Peter White - I have your forty bucks

I like Peter White and his music.  When I have somebody tell me they can build a 50 million dollar business and they only need 500 dollars and the business involves building then selling hardware to Computer Stores, it is nice to play some relaxing music.

In looking into several music technology companies as well as thinking about this whole music ecosystem, I tried a little experiment.

Ripping CDs is a pain in the butt, iTunes, CDBaby, etc, don't have all of the albums I wanted so, presto, I just hit the world wide web and I have the 26 or so Peter White songs I want.

But, and here's the twist, I want to pay for them.  Now, let's stipulate and agree I could drop a check in the mail to the physical address on Peter's web site.  But that wasn't the point.  That's a pain, most people would never do it, and lots of new artist probably don't get paid when people like me would do it if it was as close to friction free as possible.

RIAA

I called the RIAA :

RIAA: How may I direct your call?

me: I grabbed some music off the Internet and I'd like to pay for it.

After a ton of umm, errr, and general confusion, let's just say I think they thought it was a crank call.  So, no process there to help.  I checked the RIAA web site and I couldn't find a PayPal account to pay for songs either.

ASCAP

I called ASCAP:

I checked the contact us page and there are people who deal with claims, signing up for expos, newsletters, change of addresses, estate claims, legislation and jobs. But nobody to collect my forty dollars.  When you call into ASCAP and ask, who can I send my forty bucks to as Peter is owed the money, again, they think it is a crank call.  I tell you, folks, we have become a seriously cynical society. No PayPal account either.

Amazon.com

I called Amazon:

Just for grins I called Amazon customer service.  I said "Hey, I've got some Peter White songs. Can I just have you take my money and pass it on to Peter? Why, no, I didn't but them from you, so what, you sell music, just add my money to the pile and make sure Peter gets his money." No? Really? Not set up to handle that? Okay, well, thanks.

Agency

No, not the CIA, Jim Gosnell & Josh Humiston.  They run an agency in Beverly Hills.  Since I'm in California and heading back to the Airport for my usual RedEye flight home, I thought I'd just drop by and see if they'd take my money.  Well, on second thought, given everybody tends to conclude this is a crank and since I've seen all the Beverly Hills Cop movies, I'll skip dropping by unannounced to avoid getting arrested as some riff raff hanging out in Beverly Hills.  The rental car is a sub-compact which is already causing people to stare. What? Nobody drives a Yugo in Beverly Hills?

Management

Steve Chapman (and associates) appears to be Peter's manager.  No phone number but email.  Sent email mentioning I have money for Peter and just need an account, paypal or something to send it to.  Haven't heard back but I'm thinking my email might have had that Nigerian, I'm the son of dead motistue, etc, sound, so that's a dead end.

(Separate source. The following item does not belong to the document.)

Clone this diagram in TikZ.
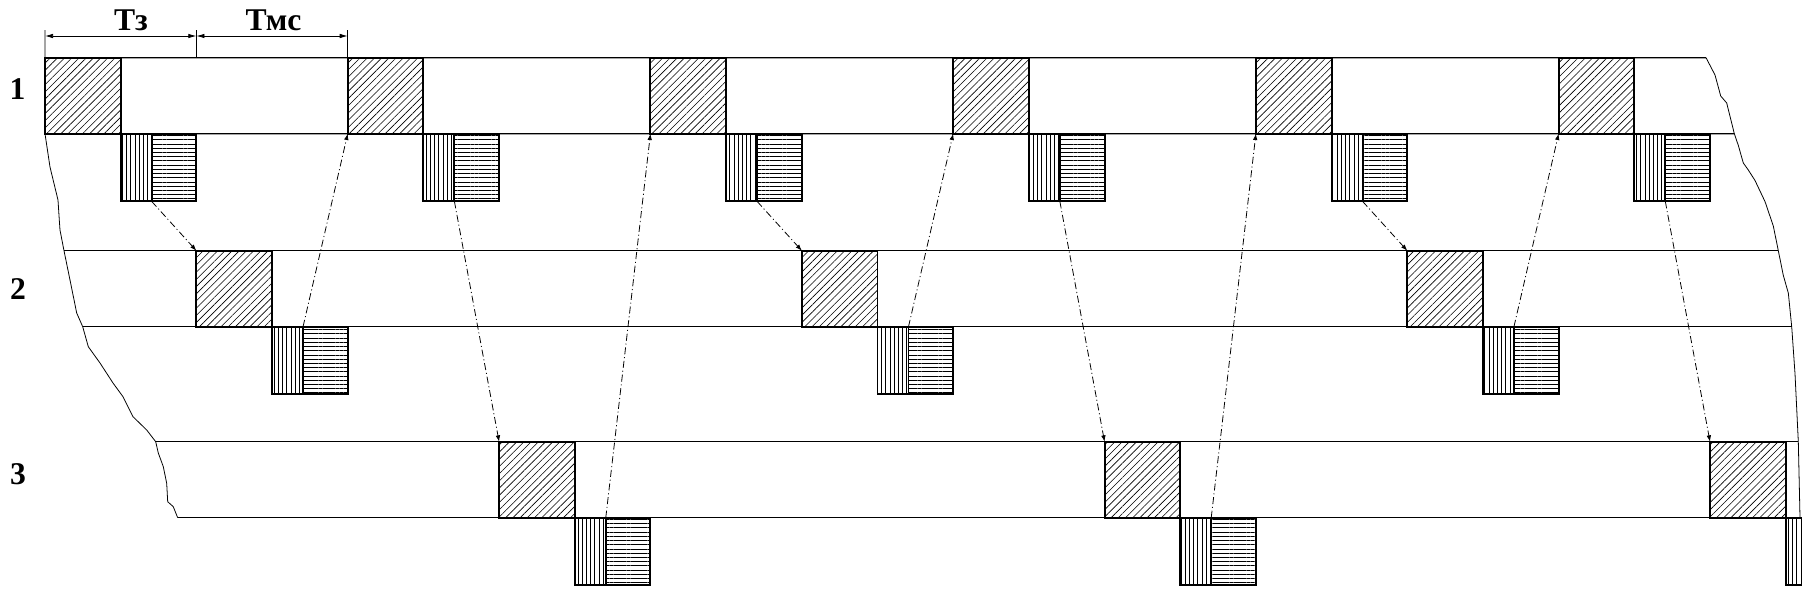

With the preceding tongue now removed from my cheek, I point out a big big opportunity:

I believe that most people are honest. Most people will provide compensation to those who provide value.  I believe that if there was a single, simple, friction free way for people (like moi) to pay for stuff, like songs, we'd do it.  Those that will steal will always do so, ignore them.  I missed Boston Legal this last week because I was traveling.  Thank you bit-torrent.  1 hour and presto, I was watching it.  If ABC had provided it to me, I'd have watch the commercials because it is easier than using the fast forward button on the media player. They didn't so somebody was kind enough to record it, edit out the commercials and I watched it.  Could ABC get one buck in the tip jar having this available? In a second.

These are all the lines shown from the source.